Your “hiring” is your “customer acquisition strategy.”
Your “onboarding” is your “new user experience.”
A “resource” gets a laptop. A calendar invite. Maybe a folder with some links.
A new team member - your “user” - is guided toward their “Aha!” moment. The moment where they understand not just what they’re doing, but why it matters. The moment where they feel like part of something bigger than themselves.
And here’s the thing: that moment doesn’t come on day one. It doesn’t come when the paperwork is signed. It comes when they ship their first meaningful contribution. That’s the activation moment. That’s when they become part of your product.

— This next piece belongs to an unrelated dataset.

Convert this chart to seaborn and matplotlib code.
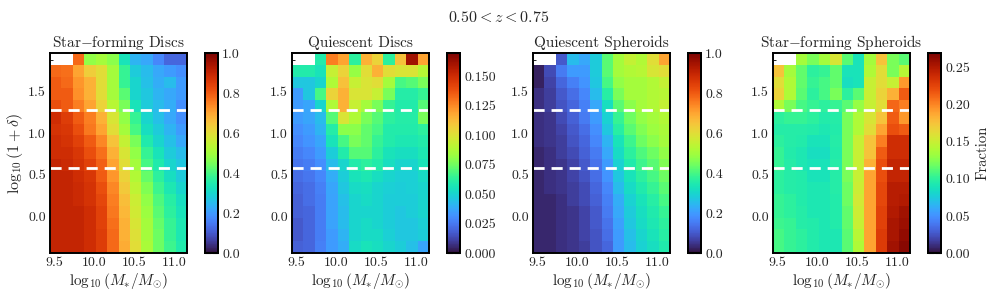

Now importantly - Most organizations treat onboarding like a checkbox. Paperwork done? Check. First day meeting done? Check. Great, now get to work.
But onboarding isn’t done until your new hire has shipped something real. Something they built. Something that moved the needle.
Every single step of their first 30 days should be designed to get them to that moment - that “Aha!” - as quickly and smoothly as possible.
Pair them with mentors. Give them small wins early. Let them see impact. Show them how their work connects to the larger mission.
That’s when onboarding is actually done.
The Human Truth: This Isn’t About Metaphors
“Resource” is a word from the industrial era. It’s a word of extraction and depletion. It’s a word that leads to burnout, attrition, and teams that check out.
The “Team as a Product” I’ve been talking about? That’s the word for the new era of leadership. It’s a word of investment and potential and compound returns.
Treating your team as your #1 product isn’t a clever framework. It’s not a trendy management technique. It’s a leadership philosophy. It’s the only way to stop spending talent and start building it.
It’s the difference between seeing a spreadsheet of costs and seeing a roster of people with unlimited potential.
The Question for You
What’s the one “bug” in your “team product” right now that’s draining your people?
And more importantly: What’s the one investment you can make this week to start fixing it?
Because the leader who answers that question isn’t trying to manage resources. They’re building something that lasts.